This last summer, I blogged about the many reasons at play in the decision for keeping my name. I am much more at peace with this decision overall than I would have been with taking The Chancellor’s or trying to hyphenate. It’s worked out well for me so far, especially since I get to introduce myself as Queen Bess at my graduate institution, The Chancellor’s students refer to me as “Mrs. Chancellor” and we refer to ourselves as the Bess-Chancellor household.
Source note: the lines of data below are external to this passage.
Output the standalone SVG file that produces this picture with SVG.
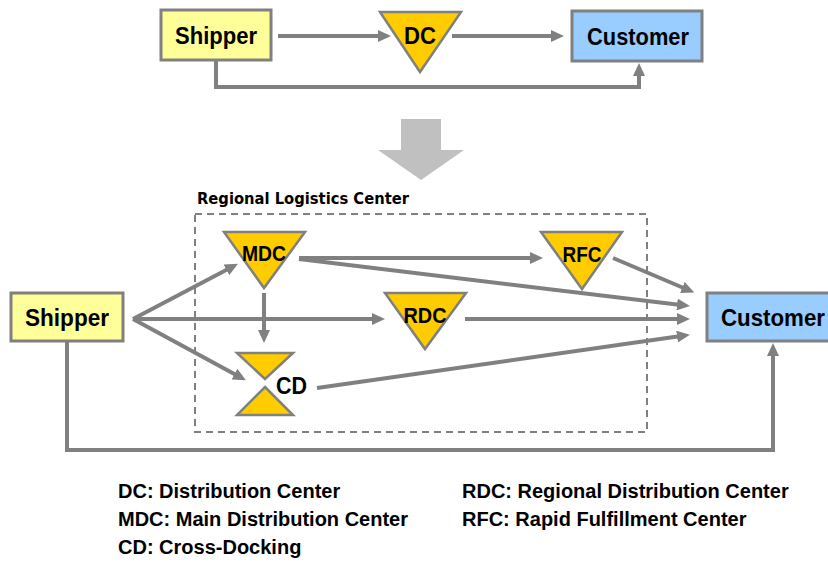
<svg xmlns="http://www.w3.org/2000/svg" width="828" height="565" viewBox="0 0 828 565">
  <style>
    .lbl { font-family: "Liberation Sans", Arial, sans-serif; font-weight: bold; fill: #000; }
    .node { font-size: 24px; text-anchor: middle; }
    .tri { font-size: 22px; text-anchor: middle; }
    .legend { font-size: 20px; }
    .box-y { fill: #ffff99; stroke: #808080; stroke-width: 3; }
    .box-b { fill: #99ccff; stroke: #808080; stroke-width: 3; }
    .hub { fill: #ffcc00; stroke: #808080; stroke-width: 2.5; stroke-linejoin: miter; }
    .edge { fill: none; stroke: #808080; stroke-width: 4; }
    .region { fill: none; stroke: #808080; stroke-width: 2; stroke-dasharray: 7 5; }
    .title { font-family: "DejaVu Sans", "Liberation Sans", sans-serif; font-weight: bold; font-size: 16px; fill: #000; }
  </style>
  <defs>
    <marker id="ah" markerUnits="userSpaceOnUse" viewBox="0 0 13 12" markerWidth="13" markerHeight="12" refX="4" refY="6" orient="auto">
      <path d="M0,0 L13,6 L0,12 Z" fill="#808080"/>
    </marker>
  </defs>

  <!-- top row: direct flow -->
  <g id="top-shipper">
    <rect class="box-y" x="161" y="10" width="110" height="50"/>
    <text class="lbl node" x="216" y="44" textLength="82" lengthAdjust="spacingAndGlyphs">Shipper</text>
  </g>
  <g id="top-dc">
    <polygon class="hub" points="380,12 461,12 420,72"/>
    <text class="lbl node" x="420" y="44" textLength="32" lengthAdjust="spacingAndGlyphs">DC</text>
  </g>
  <g id="top-customer">
    <rect class="box-b" x="572" y="11" width="130" height="50"/>
    <text class="lbl node" x="638" y="45" textLength="102" lengthAdjust="spacingAndGlyphs">Customer</text>
  </g>

  <!-- transition arrow -->
  <g id="transition">
    <polygon points="401,119 441,119 441,150 464,150 421,180 378,150 401,150" fill="#c0c0c0"/>
  </g>

  <!-- regional logistics center -->
  <g id="region">
    <rect class="region" x="195" y="214" width="452" height="218"/>
    <text class="title" x="197" y="204" textLength="212" lengthAdjust="spacingAndGlyphs">Regional Logistics Center</text>
  </g>

  <g id="shipper">
    <rect class="box-y" x="11" y="293" width="112" height="48"/>
    <text class="lbl node" x="67" y="326" textLength="84" lengthAdjust="spacingAndGlyphs">Shipper</text>
  </g>
  <g id="mdc">
    <polygon class="hub" points="224,232 305,232 264,288"/>
    <text class="lbl tri" x="264" y="261" textLength="44" lengthAdjust="spacingAndGlyphs">MDC</text>
  </g>
  <g id="rfc">
    <polygon class="hub" points="541,232 622,232 582,289"/>
    <text class="lbl tri" x="582" y="262" textLength="39" lengthAdjust="spacingAndGlyphs">RFC</text>
  </g>
  <g id="rdc">
    <polygon class="hub" points="385,293 466,293 425,349"/>
    <text class="lbl tri" x="425" y="323" textLength="43" lengthAdjust="spacingAndGlyphs">RDC</text>
  </g>
  <g id="cd">
    <polygon class="hub" points="237,353 293,353 265,379"/>
    <polygon class="hub" points="265,387 293,415 237,415"/>
    <text class="lbl" x="276" y="394" font-size="24" textLength="31" lengthAdjust="spacingAndGlyphs">CD</text>
  </g>
  <g id="customer">
    <rect class="box-b" x="707" y="293" width="132" height="48"/>
    <text class="lbl node" x="773" y="326" textLength="104" lengthAdjust="spacingAndGlyphs">Customer</text>
  </g>

  <!-- connectors -->
  <g id="connectors">
    <line class="edge" marker-end="url(#ah)" x1="278" y1="36" x2="382" y2="36"/>
    <line class="edge" marker-end="url(#ah)" x1="452" y1="36" x2="555" y2="36"/>
    <polyline class="edge" marker-end="url(#ah)" points="216,61 216,87 639,87 639,72"/>

    <line class="edge" marker-end="url(#ah)" x1="133" y1="319" x2="230" y2="268"/>
    <line class="edge" marker-end="url(#ah)" x1="133" y1="319" x2="376" y2="319"/>
    <line class="edge" marker-end="url(#ah)" x1="133" y1="319" x2="238" y2="376"/>
    <line class="edge" marker-end="url(#ah)" x1="299" y1="258" x2="534" y2="258"/>
    <line class="edge" marker-end="url(#ah)" x1="299" y1="259" x2="681" y2="305"/>
    <line class="edge" marker-end="url(#ah)" x1="264" y1="293" x2="264" y2="334"/>
    <line class="edge" marker-end="url(#ah)" x1="613" y1="258" x2="686" y2="289"/>
    <line class="edge" marker-end="url(#ah)" x1="465" y1="319" x2="681" y2="319"/>
    <line class="edge" marker-end="url(#ah)" x1="317" y1="388" x2="681" y2="336"/>
    <polyline class="edge" marker-end="url(#ah)" points="67,341 67,450 773,450 773,352"/>
  </g>

  <!-- abbreviations -->
  <g id="legend">
    <text class="lbl legend" x="118" y="498">DC: Distribution Center</text>
    <text class="lbl legend" x="118" y="526">MDC: Main Distribution Center</text>
    <text class="lbl legend" x="118" y="554">CD: Cross-Docking</text>
    <text class="lbl legend" x="462" y="498">RDC: Regional Distribution Center</text>
    <text class="lbl legend" x="462" y="526">RFC: Rapid Fulfillment Center</text>
  </g>
</svg>
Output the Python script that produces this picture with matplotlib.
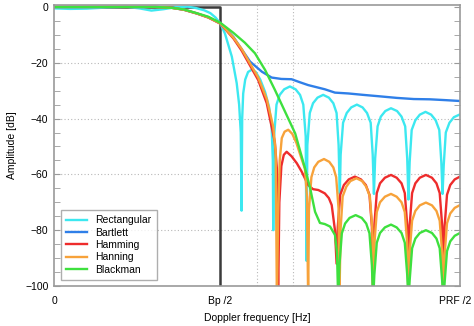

Not everyone has gotten the memo, though. Today in church, I was once again reminded of the heteronormative expectations that are often placed on young married women in religious contexts. I requested membership at one of the area churches, using the Queen Bess name, and after our marriage, I was welcomed into the church by that name. Today, there was a notice in the bulletin about introducing the church to the faculty of The Chancellor’s school. He was one of the teachers listed, with a blurb mentioning that he was married to his sweetheart, “Queeny.” Obviously that’s a pseudonym. But you get the idea. Again, in the self-same bulletin, we were listed in the prayer section as “Lord and Queeny Chancellor.”

First, I felt angry and violated. Not only was my name erased for the assumption that I had taken my partner’s, but my own first name was misspelled. Not cool, especially for a church that had managed to get it right the first time. Both my first and last names are six letters each–not hard to spell at all. Further, if they weren’t certain, couldn’t they have just asked?

I have since decided to take a humor-based approach. I texted The (former) Vice Principal of Everything (pseudonym for a dear friend who just moved away), “We’ve been asked to pray for Lord and Queeny Chancellor. Do you know who this Queeny Chancellor is?” She wrote back that she thinks The Chancellor’s been taking her to dinner behind my back. And thus is born my evil twin.

So, if you see anything addressed to a Queeny Chancellor, don’t assume it’s me. I have an evil doppelganger who wants nothing more than to usurp my rightful place in the Bess-Chancellor household.